Survey shows 60 per cent expect to keep working past retirement age. Photo / Supplied
Kiwis need to act now, with interest rates low, to avoid carrying crippling burden into retirement, bank says.
Young New Zealanders are being urged to take advantage of low interest rates to reverse the trend towards remaining saddled with debt after 65.
The Bank of New Zealand has disclosed research that finds almost one in three homeowners will be older than the traditional retirement age before they throw off the shackles of a home mortgage.
That is in stark contrast to the dreams of many younger householders, who expect to be mortgage-free well before then.
BNZ retail and marketing director Craig Herbison fears it raises the spectre of "intergenerational debt" rather than older Kiwis bequeathing wealth to their children.
Although an online survey of 1002 people aged over 18 for the bank found about 60 per cent expected to keep working past retirement age, almost half said it would be by choice.
Working part-time to keep busy and active was the intention of 48 per cent of those canvassed by research firm Colmar Brunton, while 36 per cent hoped to remain in fulltime employment for that purpose.
But Mr Herbison said yesterday it was alarming how many feared they would have to keep toiling to maintain their standard of living.
The survey found 31 per cent in that category, and 15 per cent who expected to have to keep working to meet mortgage repayments.
Optimism was strongest among young homeowners, with 50 cent of those aged under 30 expecting to put their mortgages behind them by the time they turned 50.
The cold reality was that the median age for clearing mortgages for those aged 50 to 64 was likely to be 66, based on current projections.
Mr Herbison said it was great that many Kiwis wanted to work past 65.
"But we want to make sure people have the retirement they want, not the one they are forced to have," he said. "We're very optimistic in our younger years, but we're forced to shift the goalposts as we get older."
He believed a major factor for lingering indebtedness was that people were staying in education for longer, and putting off buying their first homes and starting families in favour of paying off student loans.
"People are forming relationships later, and getting into their first home in their 30s rather than 20s - and if you extrapolate a 25- or 30-year mortgage, that means you are in debt until your 60s rather than 50s."
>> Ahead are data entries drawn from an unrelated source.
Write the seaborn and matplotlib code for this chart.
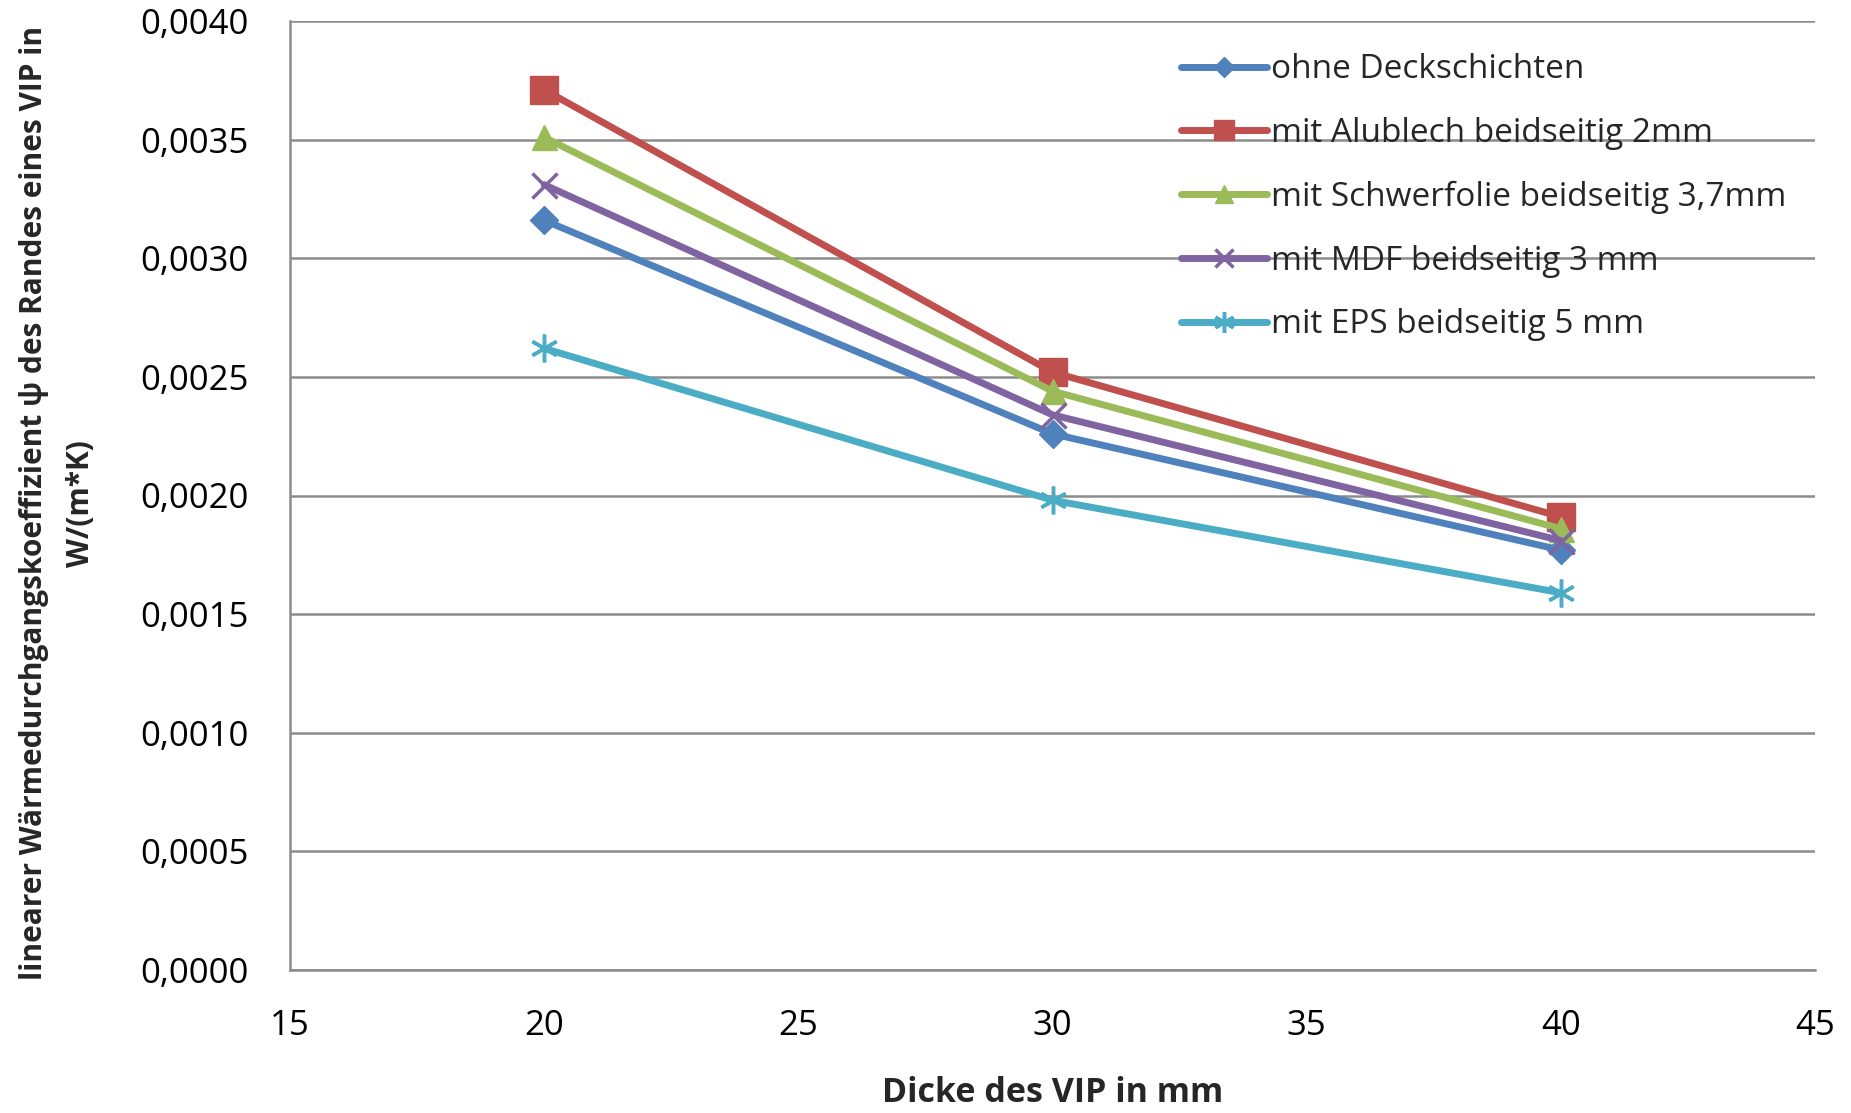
import matplotlib
matplotlib.use("Agg")
import matplotlib.pyplot as plt
import seaborn as sns
import pandas as pd
from matplotlib.ticker import FuncFormatter, MultipleLocator

thickness = [20, 30, 40]
series_names = [
    "ohne Deckschichten",
    "mit Alublech beidseitig 2mm",
    "mit Schwerfolie beidseitig 3,7mm",
    "mit MDF beidseitig 3 mm",
    "mit EPS beidseitig 5 mm",
]
ohne = [0.00316, 0.00226, 0.00177]
alublech = [0.00371, 0.00252, 0.00191]
schwerfolie = [0.00351, 0.00244, 0.00186]
mdf = [0.00331, 0.00234, 0.00181]
eps = [0.00262, 0.00198, 0.00159]

colors = ["#4F81BD", "#C0504D", "#9BBB59", "#8064A2", "#4BACC6"]
markers = ["D", "s", "^", "x", (6, 2, 0)]
msizes = [14, 20, 18, 18, 20]

rows = []
for name, vals in zip(series_names, [ohne, alublech, schwerfolie, mdf, eps]):
    for t, v in zip(thickness, vals):
        rows.append({"Dicke": t, "psi": v, "Serie": name})
df = pd.DataFrame(rows)

sns.set_theme(style="white")
plt.rcParams["font.family"] = ["Open Sans", "DejaVu Sans"]

fig = plt.figure(figsize=(18.51, 11.13), dpi=100)
ax = fig.add_axes([290 / 1851, 1 - 970 / 1113, (1815 - 290) / 1851, (970 - 21) / 1113])

for name, c, m, ms in zip(series_names, colors, markers, msizes):
    sub = df[df["Serie"] == name]
    sns.lineplot(data=sub, x="Dicke", y="psi", ax=ax, color=c, linewidth=5,
                 marker=m, markersize=ms,
                 markeredgewidth=2.5 if (m == "x" or isinstance(m, tuple)) else 1,
                 markeredgecolor=c, label=name, zorder=3)

ax.set_xlim(15, 45)
ax.set_ylim(0, 0.004)
ax.xaxis.set_major_locator(MultipleLocator(5))
ax.yaxis.set_major_locator(MultipleLocator(0.0005))
ax.yaxis.set_major_formatter(FuncFormatter(lambda v, p: f"{v:.4f}".replace(".", ",")))
ax.grid(axis="y", color="#8c8c8c", linewidth=1.8)
ax.set_axisbelow(True)
for s in ["top", "right"]:
    ax.spines[s].set_visible(False)
for s in ["left", "bottom"]:
    ax.spines[s].set_color("#8c8c8c")
    ax.spines[s].set_linewidth(1.8)
ax.tick_params(axis="both", direction="out", length=8, width=1.8, color="#8c8c8c",
               labelsize=25, labelcolor="black")
ax.tick_params(axis="y", pad=22)
ax.tick_params(axis="x", pad=20)

ax.set_xlabel("Dicke des VIP in mm", fontsize=24.5, fontweight="bold", labelpad=24)
ax.set_ylabel("linearer Wärmedurchgangskoeffizient ψ des Randes eines VIP in\nW/(m*K)",
              fontsize=21.5, fontweight="bold", linespacing=1.75)
ax.yaxis.set_label_coords(-0.127, 0.492)

leg = ax.legend(loc="upper left", bbox_to_anchor=(0.584, 0.966), frameon=False, fontsize=24,
                handlelength=2.6, handletextpad=0.1, labelspacing=0.92, borderaxespad=0,
                borderpad=0, markerscale=0.75)

fig.savefig("out.png", dpi=100)
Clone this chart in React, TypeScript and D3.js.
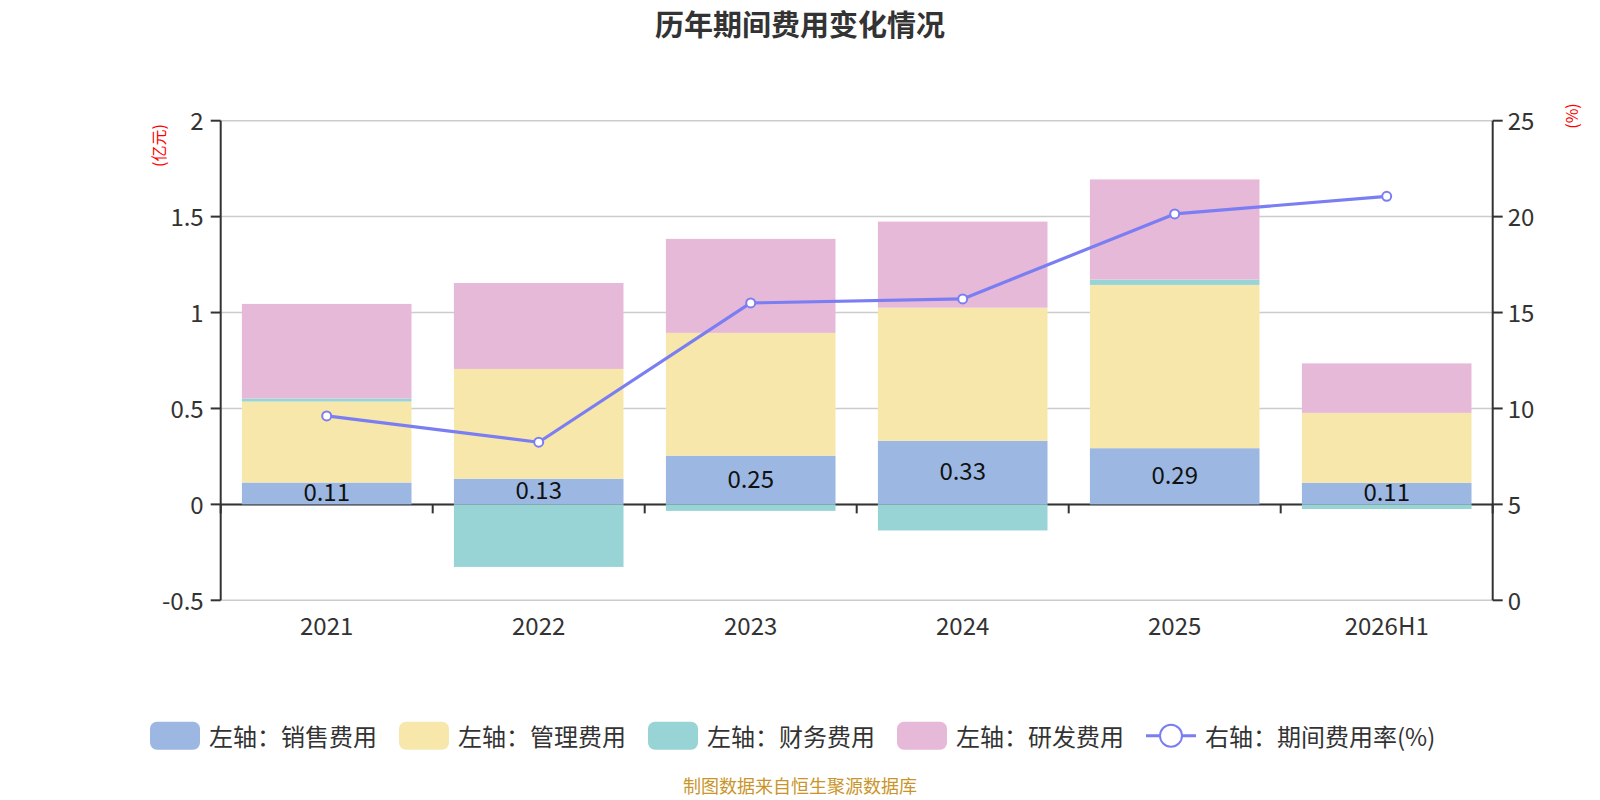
import { useMemo } from 'react';
import * as d3 from 'd3';

// values in 亿元
const CATEGORIES = ['2021', '2022', '2023', '2024', '2025', '2026H1'];
const SALES = [0.114, 0.134, 0.254, 0.332, 0.293, 0.113];
const ADMIN = [0.422, 0.572, 0.64, 0.693, 0.851, 0.364];
const FINANCE = [0.016, -0.326, -0.034, -0.136, 0.028, -0.024];
const RND = [0.493, 0.448, 0.49, 0.449, 0.522, 0.258];
const RATE = [9.61, 8.24, 15.5, 15.71, 20.14, 21.06];

const LEFT_TICKS = [-0.5, 0, 0.5, 1, 1.5, 2];
const RIGHT_TICKS = [0, 5, 10, 15, 20, 25];

const SERIES_NAMES = ['左轴：销售费用', '左轴：管理费用', '左轴：财务费用', '左轴：研发费用'];
const LINE_NAME = '右轴：期间费用率(%)';
const KEYS = ['sales', 'admin', 'finance', 'rnd'] as const;
const COLORS = ['#9cb8e2', '#f8e7aa', '#98d4d5', '#e7b9d8'];
const LINE_COLOR = '#7a7ef2';

const W = 1600;
const H = 800;
const PLOT = { left: 220.7, right: 1492.7, top: 120.7, bottom: 600.3 };
const FONT = "'Noto Sans CJK SC', 'Noto Sans', sans-serif";
const TEXT = '#333';

type Row = { cat: string; sales: number; admin: number; finance: number; rnd: number };

export default function App() {
  const chart = useMemo(() => {
    const rows: Row[] = CATEGORIES.map((cat, i) => ({
      cat,
      sales: SALES[i],
      admin: ADMIN[i],
      finance: FINANCE[i],
      rnd: RND[i],
    }));

    const x = d3.scaleBand<string>()
      .domain(CATEGORIES)
      .range([PLOT.left, PLOT.right])
      .paddingInner(0.2)
      .paddingOuter(0.1);

    const yL = d3.scaleLinear().domain([-0.5, 2]).range([PLOT.bottom, PLOT.top]);
    const yR = d3.scaleLinear().domain([0, 25]).range([PLOT.bottom, PLOT.top]);

    const stack = d3.stack<Row>()
      .keys(KEYS as unknown as string[])
      .offset(d3.stackOffsetDiverging);
    const layers = stack(rows);

    const cx = (c: string) => (x(c) ?? 0) + x.bandwidth() / 2;
    const line = d3.line<number>()
      .x((_, i) => cx(CATEGORIES[i]))
      .y((d) => yR(d));

    // category boundaries for the x tick marks
    const catW = (PLOT.right - PLOT.left) / CATEGORIES.length;
    const boundaries = d3.range(CATEGORIES.length + 1).map((i) => PLOT.left + i * catW);

    return { x, yL, yR, layers, cx, linePath: line(RATE) ?? '', boundaries };
  }, []);

  const { x, yL, yR, layers, cx, linePath, boundaries } = chart;
  const zeroY = yL(0);

  // legend layout
  const legendY = 735.7;
  const iconW = 50;
  const iconH = 28;
  const fontSize = 24;
  let lx = 150;
  const legendItems = [...SERIES_NAMES, LINE_NAME].map((name, i) => {
    const item = { name, i, x: lx };
    const textW = name === LINE_NAME ? fontSize * 7 + 40 : fontSize * name.length;
    lx += iconW + 9 + textW + 22;
    return item;
  });

  return (
    <div style={{ position: 'absolute', left: 0, top: 0 }}>
      <svg width={W} height={H} viewBox={`0 0 ${W} ${H}`} style={{ display: 'block', background: '#fff' }}>
        {/* title */}
        <text x={800} y={23} textAnchor="middle" dominantBaseline="central" fontSize={29} fontWeight="bold" fill={TEXT} fontFamily={FONT}>
          历年期间费用变化情况
        </text>

        {/* grid lines */}
        {LEFT_TICKS.map((t) => (
          <line key={t} x1={PLOT.left} x2={PLOT.right} y1={yL(t)} y2={yL(t)} stroke="#cccccc" strokeWidth={1.5} />
        ))}

        {/* x axis line at zero + boundary ticks */}
        <line x1={PLOT.left} x2={PLOT.right} y1={zeroY} y2={zeroY} stroke={TEXT} strokeWidth={2} />
        {boundaries.map((bx, i) => (
          <line key={i} x1={bx} x2={bx} y1={zeroY} y2={zeroY + 9} stroke={TEXT} strokeWidth={2} />
        ))}

        {/* stacked bars */}
        {layers.map((layer, li) => (
          <g key={layer.key} fill={COLORS[li]}>
            {layer.map((d, i) => {
              const y0 = yL(d[0]);
              const y1 = yL(d[1]);
              return (
                <rect
                  key={CATEGORIES[i]}
                  x={x(CATEGORIES[i])}
                  y={Math.min(y0, y1)}
                  width={x.bandwidth()}
                  height={Math.abs(y0 - y1)}
                />
              );
            })}
          </g>
        ))}

        {/* left axis */}
        <line x1={PLOT.left} x2={PLOT.left} y1={PLOT.top} y2={PLOT.bottom} stroke={TEXT} strokeWidth={2} />
        {LEFT_TICKS.map((t) => (
          <g key={t}>
            <line x1={PLOT.left - 10} x2={PLOT.left} y1={yL(t)} y2={yL(t)} stroke={TEXT} strokeWidth={2} />
            <text x={PLOT.left - 17} y={yL(t) - 1} textAnchor="end" dominantBaseline="central" fontSize={24} fill={TEXT} fontFamily={FONT}>
              {t}
            </text>
          </g>
        ))}
        <text
          transform={`translate(157.5,145.5) rotate(-90)`}
          textAnchor="middle"
          dominantBaseline="central"
          fontSize={16}
          fill="#ff0000"
          fontFamily={FONT}
        >
          (亿元)
        </text>

        {/* right axis */}
        <line x1={PLOT.right} x2={PLOT.right} y1={PLOT.top} y2={PLOT.bottom} stroke={TEXT} strokeWidth={2} />
        {RIGHT_TICKS.map((t) => (
          <g key={t}>
            <line x1={PLOT.right} x2={PLOT.right + 10} y1={yR(t)} y2={yR(t)} stroke={TEXT} strokeWidth={2} />
            <text x={PLOT.right + 15} y={yR(t) - 1} textAnchor="start" dominantBaseline="central" fontSize={24} fill={TEXT} fontFamily={FONT}>
              {t}
            </text>
          </g>
        ))}
        <text
          transform={`translate(1571,116) rotate(-90)`}
          textAnchor="middle"
          dominantBaseline="central"
          fontSize={16}
          fill="#ff0000"
          fontFamily={FONT}
        >
          (%)
        </text>

        {/* category labels */}
        {CATEGORIES.map((c) => (
          <text key={c} x={cx(c)} y={624} textAnchor="middle" dominantBaseline="central" fontSize={24} fill={TEXT} fontFamily={FONT}>
            {c}
          </text>
        ))}

        {/* sales value labels */}
        {layers[0].map((d, i) => (
          <text
            key={CATEGORIES[i]}
            x={cx(CATEGORIES[i])}
            y={(yL(d[0]) + yL(d[1])) / 2 - 3}
            textAnchor="middle"
            dominantBaseline="central"
            fontSize={24}
            fill="#111"
            fontFamily={FONT}
          >
            {SALES[i].toFixed(2)}
          </text>
        ))}

        {/* rate line */}
        <path d={linePath} fill="none" stroke={LINE_COLOR} strokeWidth={3.2} strokeLinejoin="round" />
        {RATE.map((r, i) => (
          <circle key={i} cx={cx(CATEGORIES[i])} cy={yR(r)} r={4.5} fill="#fff" stroke={LINE_COLOR} strokeWidth={2} />
        ))}

        {/* legend */}
        {legendItems.map((it) => (
          <g key={it.name}>
            {it.i < 4 ? (
              <rect x={it.x} y={legendY - iconH / 2} width={iconW} height={iconH} rx={7} fill={COLORS[it.i]} />
            ) : (
              <g>
                <line x1={it.x} x2={it.x + iconW} y1={legendY} y2={legendY} stroke={LINE_COLOR} strokeWidth={3} />
                <circle cx={it.x + iconW / 2} cy={legendY} r={11} fill="#fff" stroke={LINE_COLOR} strokeWidth={2} />
              </g>
            )}
            <text x={it.x + iconW + 9} y={legendY} dominantBaseline="central" fontSize={fontSize} fill={TEXT} fontFamily={FONT}>
              {it.name}
            </text>
          </g>
        ))}

        {/* source note */}
        <text x={800} y={785} textAnchor="middle" dominantBaseline="central" fontSize={18} fill="#c9952b" fontFamily={FONT}>
          制图数据来自恒生聚源数据库
        </text>
      </svg>
    </div>
  );
}
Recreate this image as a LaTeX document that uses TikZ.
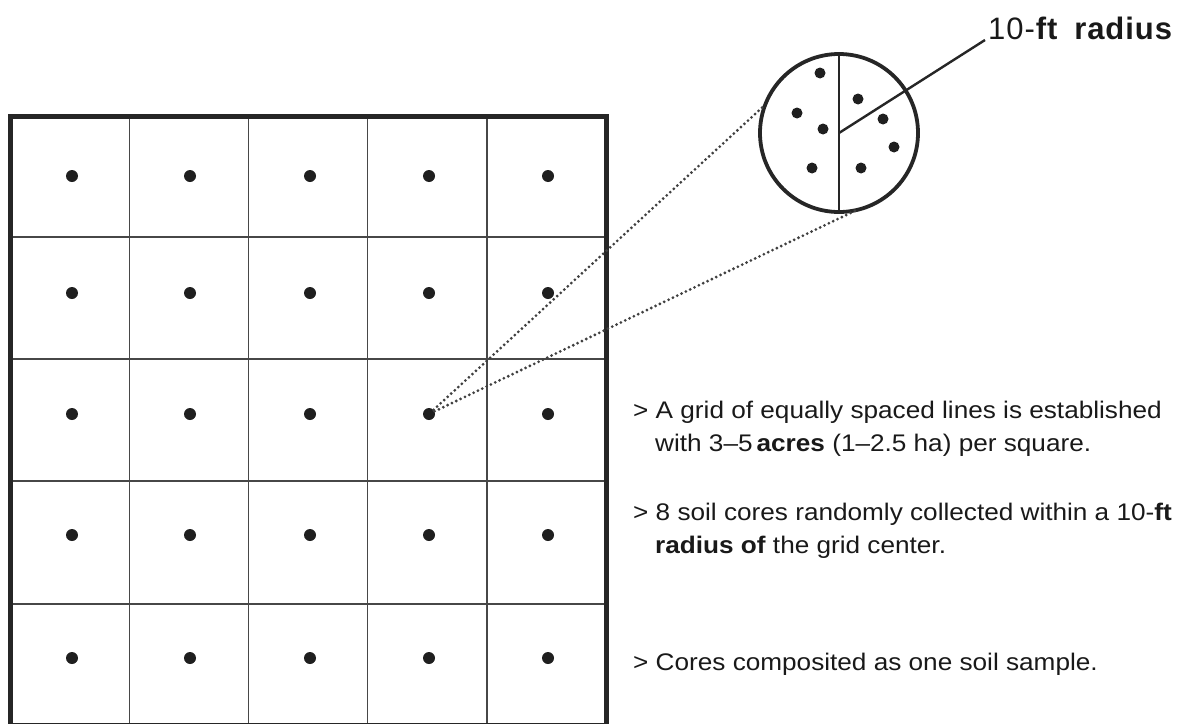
\documentclass[tikz,border=0pt]{standalone}
\usepackage{fontspec}
\setmainfont{Liberation Sans}
\newfontfamily\bodyfont[FakeStretch=1.09]{Liberation Sans}
\newfontfamily\labelfont[LetterSpace=3]{Liberation Sans}
\begin{document}
\begin{tikzpicture}[x=1pt,y=-1pt,
  gridline/.style={line width=1.4pt, draw=black!72},
  border/.style={line width=5pt, draw=black!85},
  gdot/.style={circle, fill=black!88, inner sep=0pt, minimum size=12pt},
  sdot/.style={circle, fill=black!88, inner sep=0pt, minimum size=11pt},
  dots/.style={line width=3.1pt, draw=black!75, line cap=round, dash pattern=on 0pt off 4.8pt},
  txt/.style={anchor=base west, inner sep=0pt, font=\bodyfont\fontsize{24}{28}\selectfont, text=black!90}]
\useasboundingbox (0,0) rectangle (1183,723);
% grid
\foreach \x in {129.2,248.4,367.6,486.8} \draw[gridline] (\x,116) -- (\x,725);
\foreach \y in {237,359,481,604} \draw[gridline] (10,\y) -- (606,\y);
\draw[border] (10,116) rectangle (606,725);
\foreach \x [count=\i] in {72,190,310,429,548}
  \foreach \y [count=\j] in {176,293,414,535,658}
    \node[gdot] (d\i\j) at (\x,\y) {};
% magnified circle
\node[circle, draw=black!85, line width=3.8pt, minimum size=158pt, inner sep=0pt, outer sep=0pt] (circ) at (839,133) {};
\draw[line width=2.2pt, draw=black!85] (circ.north) -- (circ.south);
\coordinate (rend) at (985,40);
\draw[line width=2.4pt, draw=black!85] (circ.center) -- (rend);
\foreach \px/\py [count=\k] in {820/73,797/113,823/129,812/168,858/99,883/119,894/147,861/168}
  \node[sdot] (s\k) at (\px,\py) {};
\draw[dots] (d43) -- (circ.159);
\draw[dots] (d43) -- (circ.-77);
\node[anchor=base west, inner sep=0pt, font=\labelfont\fontsize{31}{35}\selectfont, text=black!90] (lbl) at (988,39) {10-\textbf{ft}\hspace{16pt}\textbf{radius}};
% text
\node[txt] (t1) at (633,418) {> A grid of equally spaced lines is established};
\node[txt] (t2) at (655,451) {with 3–5\,\textbf{acres} (1–2.5 ha) per square.};
\node[txt] (t3) at (633,520) {> 8 soil cores randomly collected within a 10-\textbf{ft}};
\node[txt] (t4) at (655,553) {\textbf{radius of} the grid center.};
\node[txt] (t5) at (633,670) {> Cores composited as one soil sample.};
\end{tikzpicture}
\end{document}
But Mr Herbison said current low interest rates offered a valuable opportunity for homeowners to try to accelerate repayments and reduce the duration of their mortgages.
"There hasn't been a better chance since the 1960s to get ahead and pay off your home loan faster," he said.
He said mortgage-holders could knock years off their loans by increasing repayments by just $14 a fortnight - the equivalent of three coffees.
But older Aucklanders are likely to be slighter better off in retirement than their counterparts elsewhere, with 27 per cent not having to reduce their spending, compared with a national figure of 26 per cent.
Even so, that is twice as high as the 13 per cent of non-retired Aucklanders expecting to have to curb spending in their dotage, and 12 per cent of younger New Zealanders.
He cautioned Aucklanders against putting too much store on "downsizing" their homes to pay for retirement, saying retaining a mortgage would reduce what would be left after buying a smaller property or a unit in a retirement village.
Debt-free by 65 is couple's ambition
Chris Ratcliffe and Morgan Bailey expect to be shot of their mortgage well before turning 65, by pouring as much as possible into repayments while they can.
The Auckland couple, aged 32 and 26 respectively, moved into their first home in June after putting seven months of "sweat equity" into renovating the Whenuapai property.
They are also taking advantage of having two incomes - while they delay marriage and children - to boost their financial stake in the house with accelerated repayments calculated against a 25-year term.
"It was going to be 30 years, but we threw a bit more at it than we thought we could," said Ms Bailey, a public relations consultant who cites a retirement industry client for her awareness of the importance of early financial planning.
"We have stretched ourselves to do it, sacrificed a lot of other things," she told the Herald yesterday.
"I'm aware of what it costs to retire in comfort - probably more than a lot of people my age."
One big sacrifice will be waiting to start a family, given that most of her income is going on monthly mortgage repayments of $3400.
That represents a monthly increase of about $150 on what it would cost to service a 30-year loan.
"But if it takes five years off your mortgage, that's huge. It will be quite some time before we have kids because if I'm not working, that's our whole mortgage payment."